Why we affirm the superior court's restitution order
At the outset, it is important to note that Forsland is not claiming that her plea bargain should be set aside. She does not argue that she misunderstood the terms of the agreement when she entered her plea, or that there was no meeting of the minds regarding the terms of her sentence. Forsland concedes that, under the plea agreement, she is obligated to pay restitution for all losses stemming from her crime of theft by receiving. However, Forsland argues that, as a factual matter, her crime of theft by receiving covered only the stolen property that she personally disposed of- the few gold coins that she sold to Gold Buyers of Alaska eleven days after the burglary - and that, since those coins were recovered without any loss, she owed nothing in restitution.

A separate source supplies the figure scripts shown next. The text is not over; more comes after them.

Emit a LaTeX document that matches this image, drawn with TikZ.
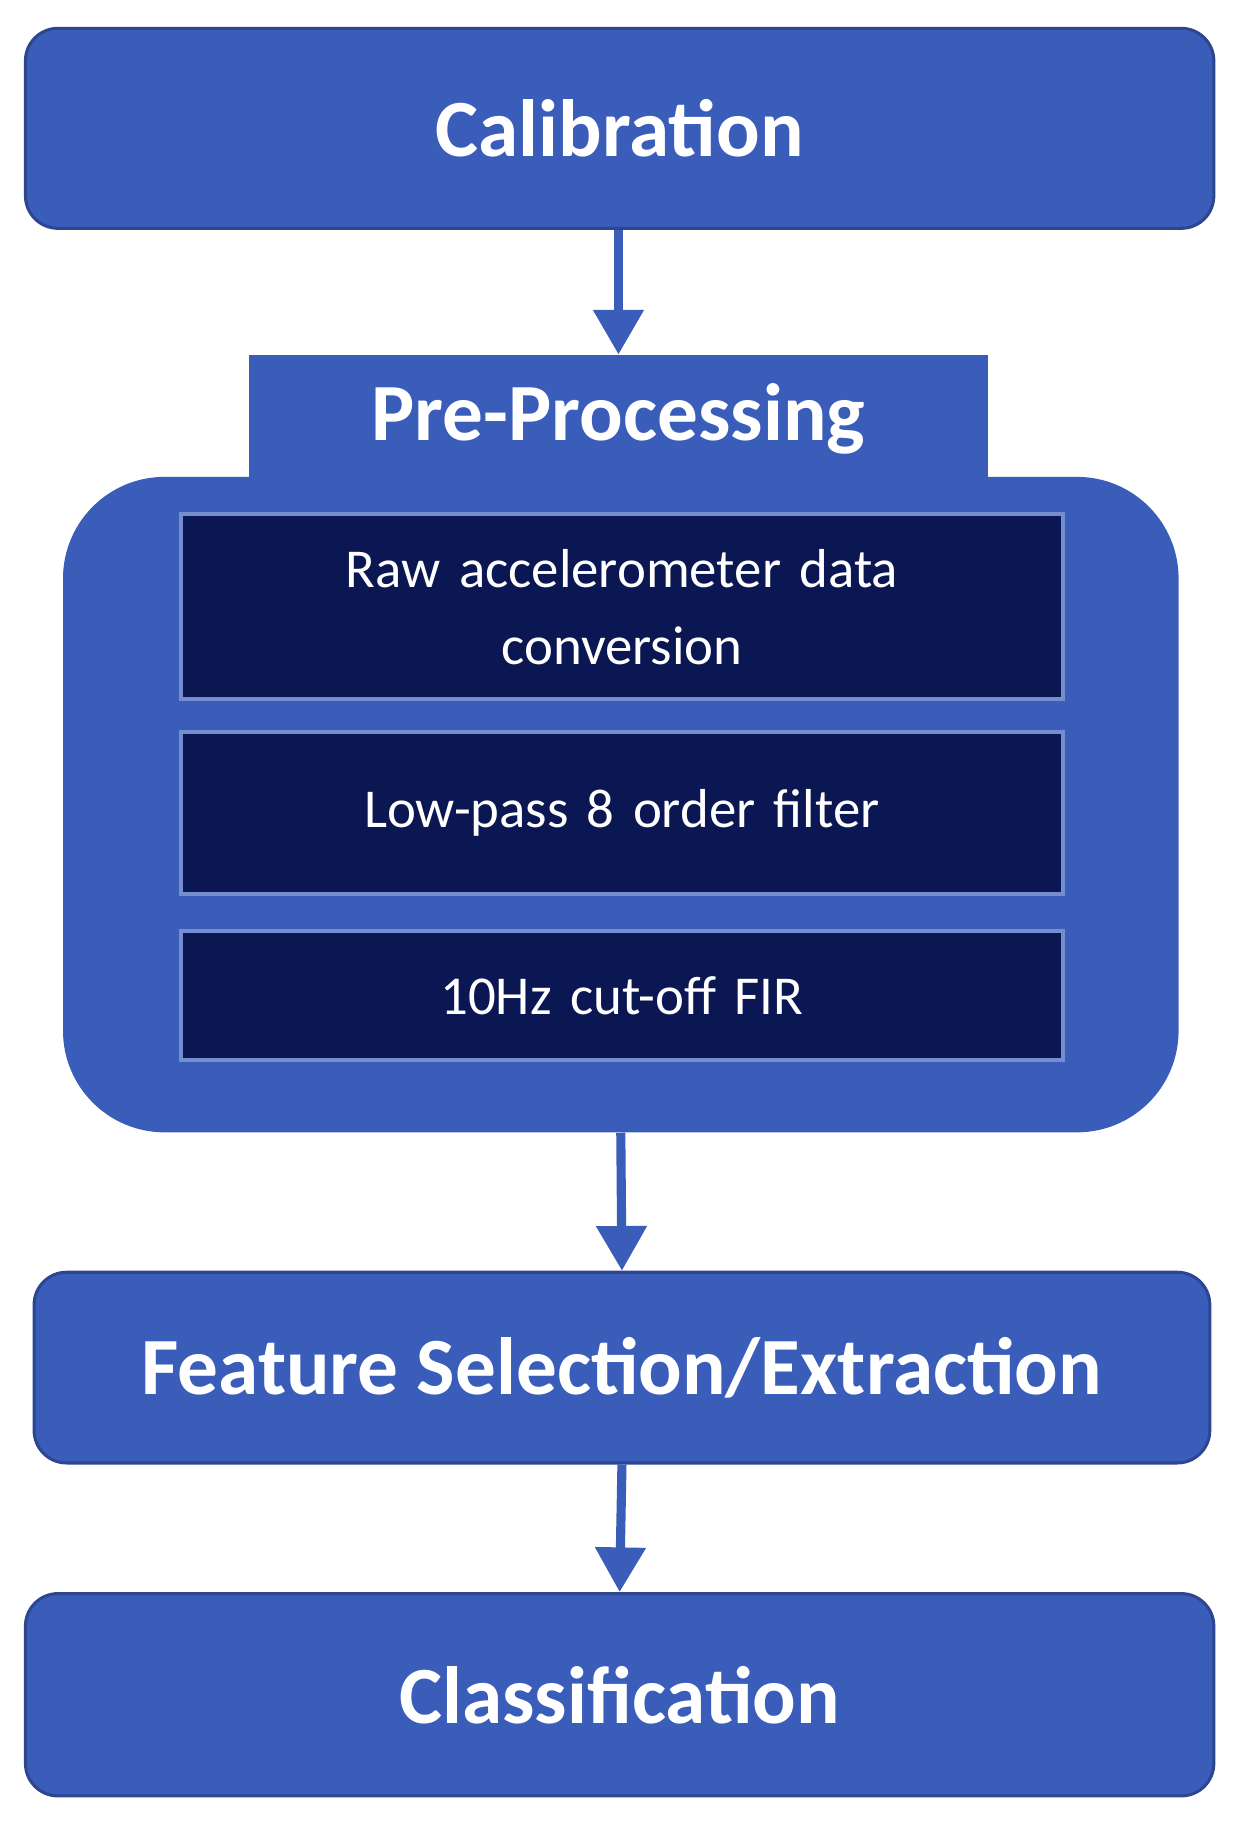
\documentclass[tikz,border=0pt]{standalone}
\usepackage{fontspec}
\setmainfont{Carlito}
\usetikzlibrary{arrows.meta,positioning}
\definecolor{stageblue}{HTML}{3A5DBA}
\definecolor{stageedge}{HTML}{2C4690}
\definecolor{stepnavy}{HTML}{0B1752}
\begin{document}
\begin{tikzpicture}[x=0.02cm,y=-0.02cm]
\tikzset{
    % main stages
    stage/.style={
           rectangle,
           rounded corners=16pt,
           fill=stageblue,
           draw=stageedge, line width=1.5pt,
           text=white,
           font=\fontsize{40}{44}\selectfont\bfseries},
    % inner steps
    substep/.style={
           rectangle,
           fill=stepnavy,
           draw=stageblue!70!white, line width=2pt,
           minimum width=763*0.02cm,
           text=white, text width=700*0.02cm, align=center,
           font=\fontsize{27}{38}\selectfont},
    % arrow style
    flow/.style={
           draw=stageblue,
           line width=4.5pt,
           -{Triangle[length=22pt,width=24pt]}}
}
\useasboundingbox (0,0) rectangle (1080,1583);
 %stages
 \node[stage, minimum width=1028*0.02cm, minimum height=173*0.02cm] (calib) at (536,111) {Calibration};
 \node[rectangle, rounded corners=50pt, fill=stageblue, minimum width=965*0.02cm,
   minimum height=567*0.02cm] (pre) at (537,696) {};
 \node[rectangle, fill=stageblue, text=white, minimum width=640*0.02cm,
   minimum height=110*0.02cm, font=\fontsize{40}{44}\selectfont\bfseries] (pretab) at (535,362) {Pre-Processing};
 % steps inside pre-processing
 \node[substep, minimum height=160*0.02cm] (raw) at (538,525) {Raw accelerometer data\\conversion};
 \node[substep, minimum height=140*0.02cm] (lowpass) at (538,703) {Low-pass 8 order filter};
 \node[substep, minimum height=112*0.02cm] (fir) at (538,861) {10Hz cut-off FIR};
 \node[stage, minimum width=1017*0.02cm, minimum height=165*0.02cm] (feat) at (538,1183) {Feature Selection/Extraction};
 \node[stage, minimum width=1028*0.02cm, minimum height=175*0.02cm] (classif) at (536,1466) {Classification};
 % connectors
 \draw[flow] (calib.south -| pretab.north) -- (pretab.north);
 \draw[flow] (pre.south) -- (feat.north);
 \draw[flow] (feat.south) -- (classif.north);
\end{tikzpicture}
\end{document}
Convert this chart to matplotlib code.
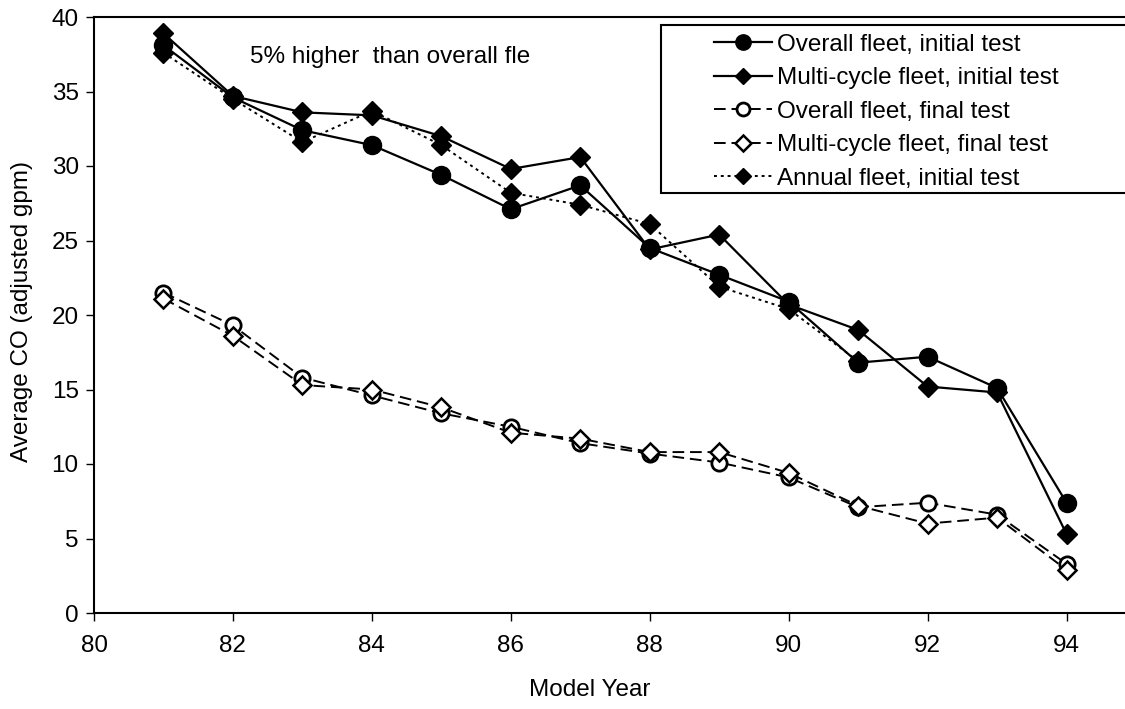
import numpy as np
import matplotlib
matplotlib.use("Agg")
import matplotlib.pyplot as plt
from matplotlib.patches import Rectangle

plt.rcParams['font.family'] = ['Liberation Sans', 'DejaVu Sans']

# model years
years = [81, 82, 83, 84, 85, 86, 87, 88, 89, 90, 91, 92, 93, 94]
annual_years = [81, 82, 83, 84, 85, 86, 87, 88, 89, 90, 91]

# average CO values
overall_initial = [38.1, 34.6, 32.4, 31.4, 29.4, 27.1, 28.7, 24.5, 22.7, 20.9, 16.8, 17.2, 15.1, 7.4]
multi_initial = [38.9, 34.7, 33.6, 33.4, 32.0, 29.8, 30.6, 24.4, 25.4, 20.7, 19.0, 15.2, 14.8, 5.3]
overall_final = [21.5, 19.3, 15.8, 14.6, 13.4, 12.5, 11.4, 10.7, 10.1, 9.1, 7.1, 7.4, 6.6, 3.3]
multi_final = [21.1, 18.6, 15.3, 15.0, 13.8, 12.1, 11.7, 10.8, 10.8, 9.4, 7.2, 6.0, 6.4, 2.9]
annual_initial = [37.6, 34.5, 31.6, 33.7, 31.4, 28.2, 27.4, 26.1, 21.9, 20.4, 16.9]

labels = ["Overall fleet, initial test", "Multi-cycle fleet, initial test",
          "Overall fleet, final test", "Multi-cycle fleet, final test",
          "Annual fleet, initial test"]

fs = 17.5
fig = plt.figure(figsize=(11.25, 7.09), dpi=100)
ax = fig.add_axes([94/1125, 1-613/709, (1136-94)/1125, (613-17)/709])

dash = (0, (6, 3))
dot = (0, (1.5, 2))
h1, = ax.plot(years, overall_initial, color='black', lw=1.6, marker='o', ms=13,
              mfc='black', mec='black', zorder=5)
h2, = ax.plot(years, multi_initial, color='black', lw=1.6, marker='D', ms=10,
              mfc='black', mec='black', zorder=5)
h3, = ax.plot(years, overall_final, color='black', lw=1.4, ls=dash, marker='o', ms=11,
              mfc='white', mec='black', mew=2, zorder=4)
h4, = ax.plot(years, multi_final, color='black', lw=1.4, ls=dash, marker='D', ms=9,
              mfc='white', mec='black', mew=1.8, zorder=4)
h5, = ax.plot(annual_years, annual_initial, color='black', lw=1.4, ls=dot, marker='D', ms=10,
              mfc='black', mec='black', zorder=3)

ax.set_xlim(80, 95)
ax.set_ylim(0, 40)
ax.set_xticks(np.arange(80, 95, 2))
ax.set_yticks(np.arange(0, 41, 5))
ax.tick_params(direction='out', length=6, width=1, labelsize=fs, colors='black')
ax.tick_params(axis='x', pad=10)
ax.tick_params(axis='y', pad=5)
for side in ['left', 'bottom', 'top', 'right']:
    ax.spines[side].set_linewidth(1.5)
    ax.spines[side].set_color('black')

fig.text(590/1125, 1-690/709, "Model Year", ha='center', va='center', fontsize=fs)
fig.text(22/1125, 1-312/709, "Average CO (adjusted gpm)", ha='center', va='center',
         rotation=90, fontsize=fs)
fig.text(250/1125, 1-57/709, "5% higher  than overall fle", ha='left', va='center', fontsize=fs)

# legend box
fig.patches.append(Rectangle((661/1125, 1-193/709), 500/1125, 168/709,
                             transform=fig.transFigure, fill=True, facecolor='white',
                             edgecolor='black', lw=1.5, zorder=6))
leg = fig.legend([h1, h2, h3, h4, h5], labels, loc='upper left',
                 bbox_to_anchor=(709/1125, 1-29/709), frameon=False, fontsize=fs,
                 handlelength=2.4, handletextpad=0.2, labelspacing=0.47,
                 borderpad=0.2, borderaxespad=0, markerscale=0.85)
leg.set_zorder(7)

fig.savefig("out.png", dpi=100)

But as we have already explained, the superior court found that Forsland pleaded guilty to a much broader theft, and the wording of Forsland's theft by receiving charge corroborates the superior court's finding.
Specifically, Forsland pleaded guilty to a charge which alleged that she committed the theft of gold coins, silver coins, j ewelry, and other unspecified items taken from both the victims' house and their detached garage. When Forsland pleaded guilty to this charge, she admitted that her act of theft covered all of this stolen property, not just the few gold coins that she sold to Gold Buyers of Alaska.
The superior court further found that there was an adequate factual basis to support this broader charge, because Forsland abetted the burglary and the ensuing theft of all the property that was taken from the victims' residence. The record supports the superior court's ruling on this matter. See this Court's decision in Andrew v. State, 237 P.3d 1027, 1032-1048 (Alaska App. 2010), where we discussed the broad range of conduct that can constitute an abetment of someone else's crime.
Accordingly, we uphold the superior court's ruling that Forsland's restitution obligation encompassed all of the losses attributable to the property taken during the burglary.
The superior court's restitution order is AFFIRMED.
[*]Sitting by assignment made pursuant to Article IV, Section 11 of the Alaska Constitution and Administrative Rule 23(a).